* **Data segment**:
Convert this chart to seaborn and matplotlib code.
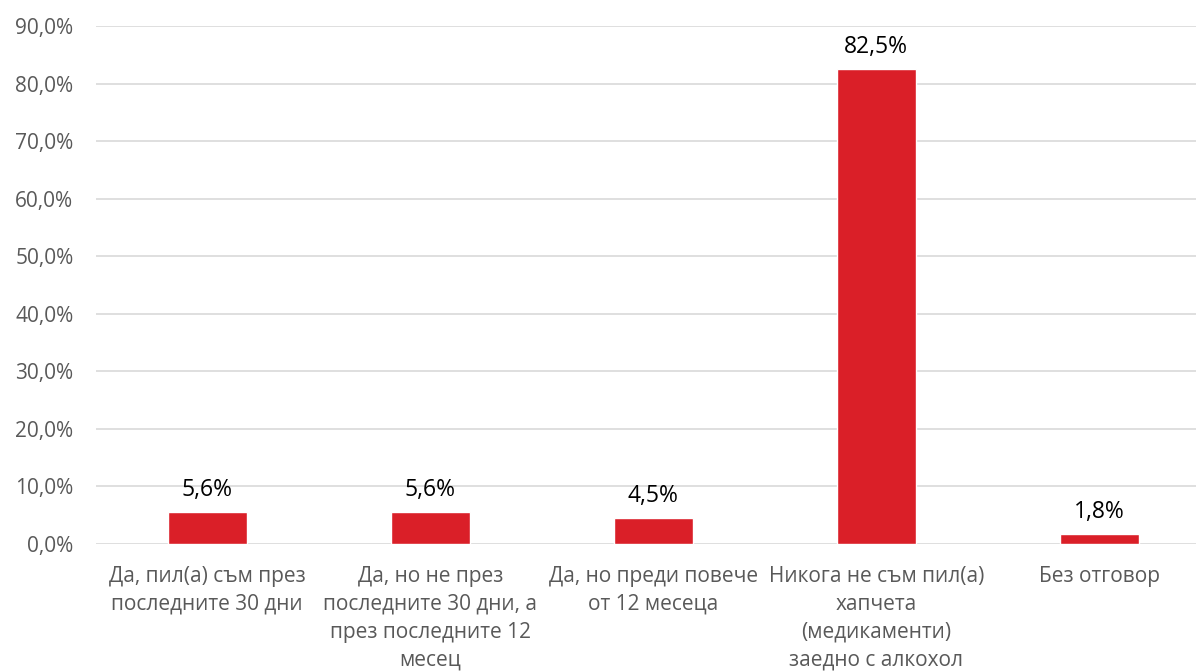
import matplotlib
matplotlib.use("Agg")
import matplotlib.pyplot as plt
import seaborn as sns
import pandas as pd
from matplotlib.ticker import FuncFormatter

categories = [
    "Да, пил(а) съм през\nпоследните 30 дни",
    "Да, но не през\nпоследните 30 дни, а\nпрез последните 12\nмесец",
    "Да, но преди повече\nот 12 месеца",
    "Никога не съм пил(а)\nхапчета\n(медикаменти)\nзаедно с алкохол",
    "Без отговор",
]
values = [5.6, 5.6, 4.5, 82.5, 1.8]
y_ticks = [0, 10, 20, 30, 40, 50, 60, 70, 80, 90]

df = pd.DataFrame({"category": categories, "value": values})

sns.set_style("white")
plt.rcParams["font.family"] = ["Open Sans", "DejaVu Sans"]

fig = plt.figure(figsize=(11.96, 6.71), dpi=100)
# the plot area runs a bit past the right edge, as in the source
ax = fig.add_axes([0.080, 0.1893, 0.9323, 0.772])

sns.barplot(data=df, x="category", y="value", color="#DA1F28", width=0.354,
            saturation=1, ax=ax, zorder=3)

ax.set_ylim(0, 90)
ax.set_yticks(y_ticks)
ax.yaxis.set_major_formatter(FuncFormatter(lambda v, p: f"{v:.1f}%".replace(".", ",")))
ax.grid(axis="y", color="#D9D9D9", linewidth=1.2, zorder=0)
ax.set_axisbelow(True)
for s in ax.spines.values():
    s.set_visible(False)
ax.tick_params(axis="both", length=0, labelsize=15, colors="#595959")
ax.tick_params(axis="y", pad=16)
ax.tick_params(axis="x", pad=16)
ax.set_xlabel("")
ax.set_ylabel("")
for lbl in ax.get_xticklabels():
    lbl.set_linespacing(1.42)

for i, v in enumerate(values):
    ax.annotate(f"{v:.1f}%".replace(".", ","), (i, v), xytext=(0, 7),
                textcoords="offset points", ha="center", va="bottom",
                fontsize=16.5, color="black")

fig.savefig("out.png", dpi=100)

* **What to produce**: Make an exact copy of the lines from the top of the material through the line with "saturation=1, ax=ax, zorder=3)", pictures excluded.

* **Response to this exercise**:
Convert this chart to seaborn and matplotlib code.
import matplotlib
matplotlib.use("Agg")
import matplotlib.pyplot as plt
import seaborn as sns
import pandas as pd
from matplotlib.ticker import FuncFormatter

categories = [
    "Да, пил(а) съм през\nпоследните 30 дни",
    "Да, но не през\nпоследните 30 дни, а\nпрез последните 12\nмесец",
    "Да, но преди повече\nот 12 месеца",
    "Никога не съм пил(а)\nхапчета\n(медикаменти)\nзаедно с алкохол",
    "Без отговор",
]
values = [5.6, 5.6, 4.5, 82.5, 1.8]
y_ticks = [0, 10, 20, 30, 40, 50, 60, 70, 80, 90]

df = pd.DataFrame({"category": categories, "value": values})

sns.set_style("white")
plt.rcParams["font.family"] = ["Open Sans", "DejaVu Sans"]

fig = plt.figure(figsize=(11.96, 6.71), dpi=100)
# the plot area runs a bit past the right edge, as in the source
ax = fig.add_axes([0.080, 0.1893, 0.9323, 0.772])

sns.barplot(data=df, x="category", y="value", color="#DA1F28", width=0.354,
            saturation=1, ax=ax, zorder=3)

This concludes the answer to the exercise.